• What is expected:
Without including the pictures, copy out every line below.

─── Material provided ───

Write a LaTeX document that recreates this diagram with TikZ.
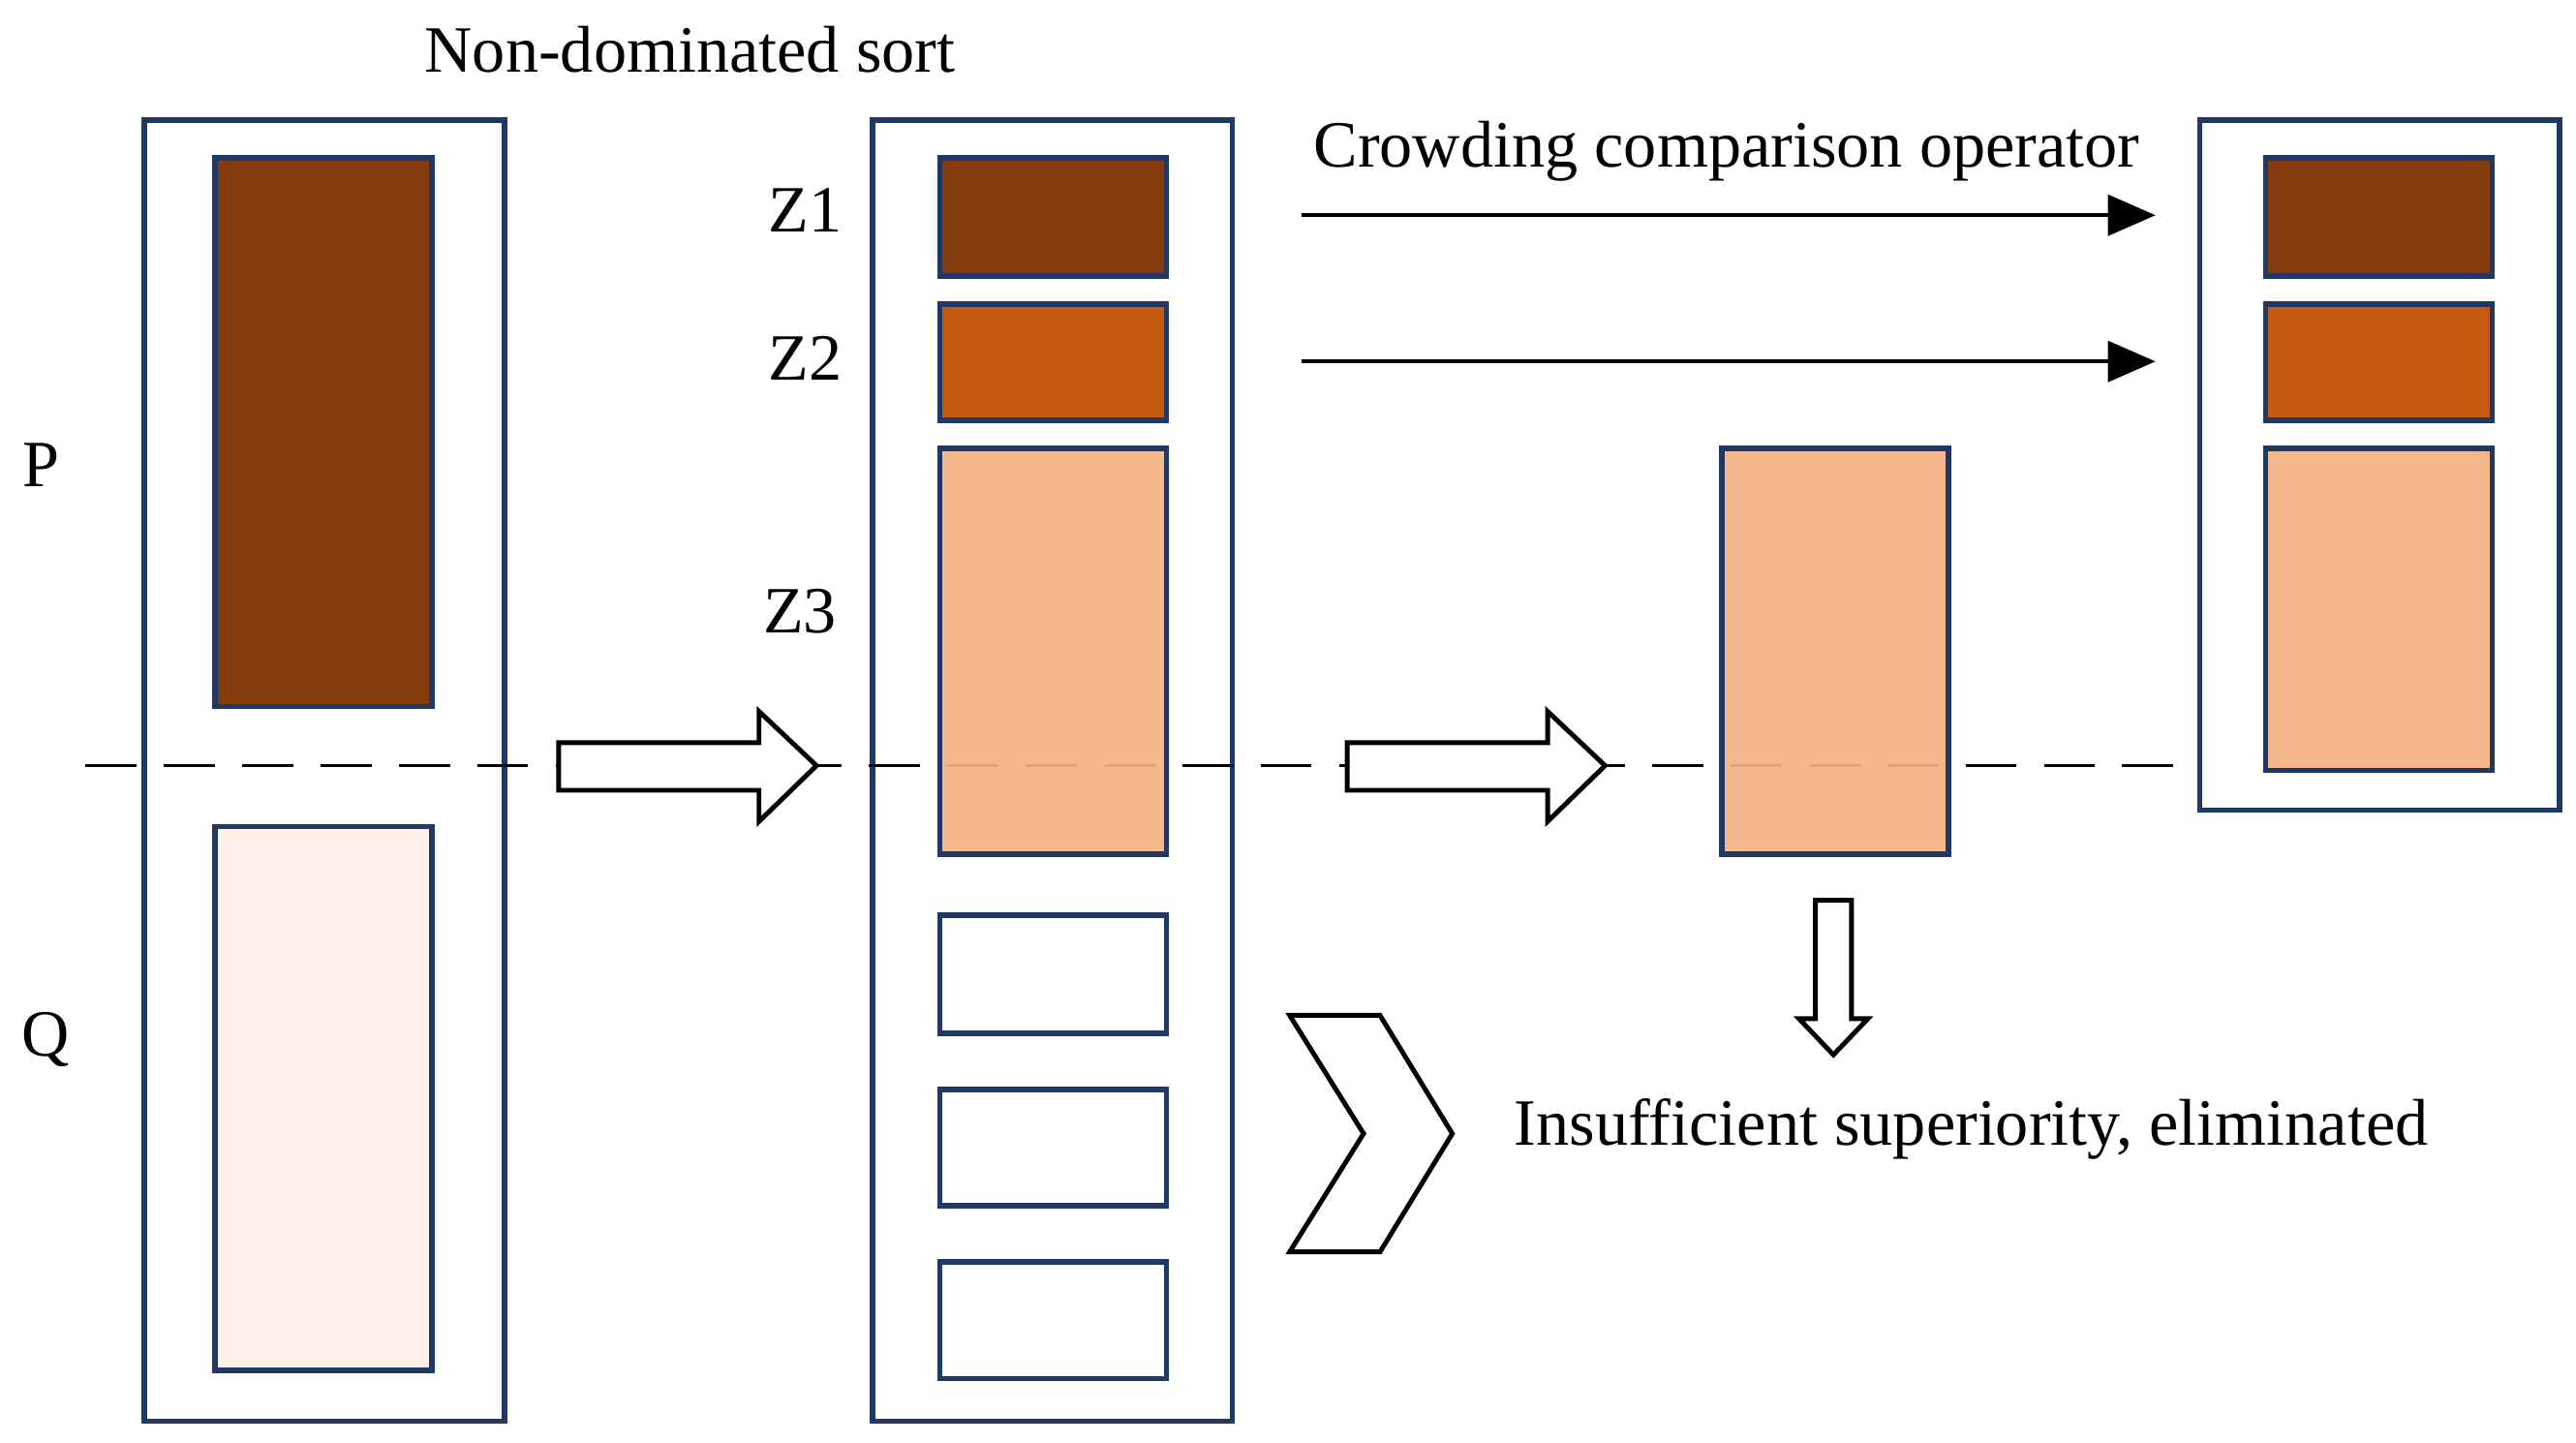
\documentclass[tikz,border=0pt]{standalone}
\usepackage{fontspec}
\setmainfont{Liberation Serif}
\usetikzlibrary{calc,arrows.meta}
\definecolor{navy}{HTML}{203864}
\definecolor{zdark}{HTML}{843C0C}
\definecolor{zmid}{HTML}{C55A11}
\definecolor{zlight}{HTML}{F4B183}
\definecolor{zpale}{HTML}{FDF0E8}
\tikzset{
  box/.style={draw=navy, line width=1.6pt},
  lbl/.style={font=\fontsize{19.4}{22}\selectfont, inner sep=0pt},
  blk/.style={draw=black, fill=white, line width=1.4pt, line join=miter},
}
\begin{document}
\begin{tikzpicture}[x=0.01696cm,y=-0.01696cm]
\useasboundingbox (0,0) rectangle (1568,878);
% outer boxes
\draw[box] (88,73) rectangle (307,865);
\draw[box] (531,73) rectangle (750,865);
\draw[box, fill=white] (1339,73) rectangle (1558,493);
% dashed divider
\draw[dashed, dash pattern=on 15pt off 8pt, line width=0.9pt] (52,466) -- (1339,466);
% population blocks
\draw[box, fill=zdark] (131,96) rectangle (263,430);
\draw[box, fill=zpale] (131,503) rectangle (263,834);
\draw[box, fill=zdark] (572,96) rectangle (710,168);
\draw[box, fill=zmid] (572,185) rectangle (710,256);
\draw[box, fill=zlight, fill opacity=0.93] (572,273) rectangle (710,520);
\draw[box] (572,557) rectangle (710,629);
\draw[box] (572,663) rectangle (710,734);
\draw[box] (572,768) rectangle (710,839);
\draw[box, fill=zlight, fill opacity=0.93] (1048,273) rectangle (1186,520);
\draw[box, fill=zdark] (1379,96) rectangle (1517,168);
\draw[box, fill=zmid] (1379,185) rectangle (1517,256);
\draw[box, fill=zlight, fill opacity=0.93] (1379,273) rectangle (1517,469);
% block arrows
\foreach \x in {340,820}
  \draw[blk] (\x,452) -- (\x+122,452) -- (\x+122,433) -- (\x+157,466) -- (\x+122,500) -- (\x+122,481) -- (\x,481) -- cycle;
\draw[blk] (1105,548) -- (1127,548) -- (1127,620) -- (1137,620) -- (1116,642) -- (1095,620) -- (1105,620) -- cycle;
\draw[blk] (785,618) -- (840,618) -- (884,690) -- (840,762) -- (785,762) -- (830,690) -- cycle;
% thin arrows
\coordinate (a1) at (792,131); \coordinate (b1) at (1312,131);
\coordinate (a2) at (792,220); \coordinate (b2) at (1312,220);
\draw[-{Triangle[length=14pt,width=12pt]}, line width=1pt] (a1) -- (b1);
\draw[-{Triangle[length=14pt,width=12pt]}, line width=1pt] (a2) -- (b2);
% labels
\node[lbl] (sort) at (420,30) {Non-dominated sort};
\node[lbl] (crowd) at (1051,92) {Crowding comparison operator};
\node[lbl] (z1) at (490,128) {Z1};
\node[lbl] (z2) at (490,218) {Z2};
\node[lbl] (z3) at (487,372) {Z3};
\node[lbl] (p) at (25,283) {P};
\node[lbl] (q) at (28,633) {Q};
\node[lbl] (elim) at (1200,687) {Insufficient superiority, eliminated};
\end{tikzpicture}
\end{document}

───

• Exercise answer:
Write a LaTeX document that recreates this diagram with TikZ.
\documentclass[tikz,border=0pt]{standalone}
\usepackage{fontspec}
\setmainfont{Liberation Serif}
\usetikzlibrary{calc,arrows.meta}
\definecolor{navy}{HTML}{203864}
\definecolor{zdark}{HTML}{843C0C}
\definecolor{zmid}{HTML}{C55A11}
\definecolor{zlight}{HTML}{F4B183}
\definecolor{zpale}{HTML}{FDF0E8}
\tikzset{
  box/.style={draw=navy, line width=1.6pt},
  lbl/.style={font=\fontsize{19.4}{22}\selectfont, inner sep=0pt},
  blk/.style={draw=black, fill=white, line width=1.4pt, line join=miter},
}
\begin{document}
\begin{tikzpicture}[x=0.01696cm,y=-0.01696cm]
\useasboundingbox (0,0) rectangle (1568,878);
% outer boxes
\draw[box] (88,73) rectangle (307,865);
\draw[box] (531,73) rectangle (750,865);
\draw[box, fill=white] (1339,73) rectangle (1558,493);
% dashed divider
\draw[dashed, dash pattern=on 15pt off 8pt, line width=0.9pt] (52,466) -- (1339,466);
% population blocks
\draw[box, fill=zdark] (131,96) rectangle (263,430);
\draw[box, fill=zpale] (131,503) rectangle (263,834);
\draw[box, fill=zdark] (572,96) rectangle (710,168);
\draw[box, fill=zmid] (572,185) rectangle (710,256);
\draw[box, fill=zlight, fill opacity=0.93] (572,273) rectangle (710,520);
\draw[box] (572,557) rectangle (710,629);
\draw[box] (572,663) rectangle (710,734);
\draw[box] (572,768) rectangle (710,839);
\draw[box, fill=zlight, fill opacity=0.93] (1048,273) rectangle (1186,520);
\draw[box, fill=zdark] (1379,96) rectangle (1517,168);
\draw[box, fill=zmid] (1379,185) rectangle (1517,256);
\draw[box, fill=zlight, fill opacity=0.93] (1379,273) rectangle (1517,469);
% block arrows
\foreach \x in {340,820}
  \draw[blk] (\x,452) -- (\x+122,452) -- (\x+122,433) -- (\x+157,466) -- (\x+122,500) -- (\x+122,481) -- (\x,481) -- cycle;
\draw[blk] (1105,548) -- (1127,548) -- (1127,620) -- (1137,620) -- (1116,642) -- (1095,620) -- (1105,620) -- cycle;
\draw[blk] (785,618) -- (840,618) -- (884,690) -- (840,762) -- (785,762) -- (830,690) -- cycle;
% thin arrows
\coordinate (a1) at (792,131); \coordinate (b1) at (1312,131);
\coordinate (a2) at (792,220); \coordinate (b2) at (1312,220);
\draw[-{Triangle[length=14pt,width=12pt]}, line width=1pt] (a1) -- (b1);
\draw[-{Triangle[length=14pt,width=12pt]}, line width=1pt] (a2) -- (b2);
% labels
\node[lbl] (sort) at (420,30) {Non-dominated sort};
\node[lbl] (crowd) at (1051,92) {Crowding comparison operator};
\node[lbl] (z1) at (490,128) {Z1};
\node[lbl] (z2) at (490,218) {Z2};
\node[lbl] (z3) at (487,372) {Z3};
\node[lbl] (p) at (25,283) {P};
\node[lbl] (q) at (28,633) {Q};
\node[lbl] (elim) at (1200,687) {Insufficient superiority, eliminated};
\end{tikzpicture}
\end{document}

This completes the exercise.